The CA affirmed the RTC’s decision with modification. The appellate court ruled that Arnaiz was negligent in driving his car, but that such negligence was merely contributory to the cause of the mishap, i.e., PASUDECO's failure to properly supervise its men in clearing the affected area. Its supervisor, Mallari, admitted that he was at his house while their men were clearing Km. 72. Thus, the appellate court held both PASUDECO and PNCC, jointly and severally, liable to Latagan.

ISSUE:

WON the CA is correct in making petitioner pncc, jointly and solidarily, liable with private respondent pasudeco

RULING:

The petition is bereft of merit.

The petitioner is the grantee of a franchise, giving it the right, privilege and authority to construct, operate and maintain toll facilities covering the expressways, collectively known as the NLEX. Concomitant thereto is its right to collect toll fees for the use of the said expressways and its obligation to keep it safe for motorists.

There are three elements of a quasi-delict: (a) damages suffered by the plaintiff; (b) fault or negligence of the defendant, or some other person for whose acts he must respond; and (c) the connection of cause and effect between the fault or negligence of the defendant and the damages incurred by the plaintiff.

Negligence is the omission to do something which a reasonable man, guided by those considerations which ordinarily regulate the conduct of human affairs, would do, or the doing of something which a prudent and reasonable man would do. It also refers to the conduct which creates undue risk of harm to another, the failure to observe that degree of care, precaution and vigilance that the circumstance justly demand, whereby that other person suffers injury.

The test for determining whether a person is negligent in doing an act whereby injury or damage results to the person or property of another is this: could a prudent man, in the position of the person to whom negligence is attributed, foresee harm to the person injured as a reasonable consequence of the course actually pursued? If so, the law imposes a duty on the actor to refrain from that course or to take precautions to guard against its mischievous results, and the failure to do so constitutes negligence. Reasonable foresight of harm, followed by the ignoring of the admonition born of this provision, is always necessary before negligence can be held to exist.

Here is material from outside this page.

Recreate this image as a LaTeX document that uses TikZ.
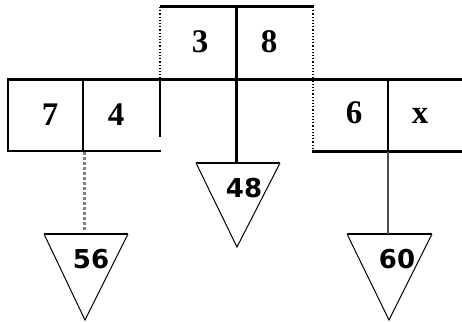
\documentclass[tikz,border=0pt]{standalone}
\usepackage{fontspec}
\setmainfont{Liberation Serif}
\newfontfamily\trisans{DejaVu Sans}
\tikzset{
  boxdigit/.style={font=\fontsize{33}{33}\selectfont\bfseries, anchor=base, inner sep=0pt},
  tridigit/.style={font=\trisans\fontsize{26}{26}\selectfont\bfseries, anchor=base, inner sep=0pt},
  heavy/.style={line width=3pt, black},
  medium/.style={line width=2pt, black},
  thinl/.style={line width=1.5pt, black},
  dotedge/.style={line width=1.2pt, black, dotted},
  graydot/.style={line width=3pt, gray, dash pattern=on 3pt off 2pt},
  grayline/.style={line width=1.4pt, gray!60!black},
  tri/.style={line width=1pt, black},
  tritop/.style={line width=2pt, black}
}
\begin{document}
\begin{tikzpicture}[x=1pt,y=-1pt]
\useasboundingbox (0,0) rectangle (462,323);
% coordinates
\coordinate (tTL) at (160,7);
\coordinate (tTR) at (314,7);
\coordinate (tML) at (160,80);
\coordinate (mTop) at (236,7);
\coordinate (hL) at (7,80);
\coordinate (hR) at (462,80);
% top box
\draw[heavy] (tTL) -- (tTR);
\draw[dotedge] (160,7) -- (tML);
\draw[dotedge] (313,7) -- (313,152);
\draw[heavy] (hL) -- (hR);
% left box
\draw[thinl] (8,80) -- (8,151);
\draw[medium] (7,151) -- (161,151);
\draw[thinl] (83,80) -- (83,151);
\draw[thinl] (160,80) -- (160,137);
% right box
\draw[heavy] (312,151) -- (462,151);
\draw[thinl] (388,80) -- (388,152);
% triangles
\coordinate (a1) at (44,234); \coordinate (a2) at (128,234); \coordinate (a3) at (85,320);
\coordinate (b1) at (196,163); \coordinate (b2) at (280,163); \coordinate (b3) at (237,247);
\coordinate (c1) at (347,234); \coordinate (c2) at (432,234); \coordinate (c3) at (389,320);
\draw[tri] (a2) -- (a3) -- (a1);
\draw[tritop] (a1) -- (a2);
\draw[tri] (b2) -- (b3) -- (b1);
\draw[tritop] (b1) -- (b2);
\draw[tri] (c2) -- (c3) -- (c1);
\draw[tritop] (c1) -- (c2);
% connectors
\coordinate (lTop) at (84,152);
\coordinate (lEnd) at (84,230);
\coordinate (mEnd) at (236,164);
\coordinate (rTop) at (388,152);
\coordinate (rEnd) at (388,234);
\draw[graydot] (lTop) -- (lEnd);
\draw[heavy] (mTop) -- (mEnd);
\draw[grayline] (rTop) -- (rEnd);
% labels
\node[boxdigit] (n3) at (200,53) {3};
\node[boxdigit] (n8) at (269,53) {8};
\node[boxdigit] (n7) at (50,125) {7};
\node[boxdigit] (n4) at (116,125) {4};
\node[boxdigit] (n6) at (354,124) {6};
\node[boxdigit] (nx) at (420,124) {x};
\node[tridigit] (t56) at (91,268) {56};
\node[tridigit] (t48) at (244,197) {48};
\node[tridigit] (t60) at (397,268) {60};
\end{tikzpicture}
\end{document}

In the case at bar, it is clear that the petitioner failed to exercise the requisite diligence in maintaining the NLEX safe for motorists. The lighted cans and lane dividers on the highway were removed even as flattened sugarcanes lay scattered on the ground. The highway was still wet from the juice and sap of the flattened sugarcanes. The petitioner should have foreseen that the wet condition of the highway would endanger motorists passing by at night or in the wee hours of the morning.

The petitioner cannot escape liability under the MOA between PASUDECO and TRB, since respondent Latagan was not a party thereto.

Moreover, the MOA refers to accidents or damages to the toll facilities. It does not cover damages to property or injuries caused to motorists on the NLEX who are not privies to the MOA.

PASUDECO's negligence in transporting sugarcanes without proper harness/straps, and that of PNCC in removing the emergency warning devices, were two successive negligent acts which were the direct and proximate cause of Latagan's injuries. As such, PASUDECO and PNCC are jointly and severally liable.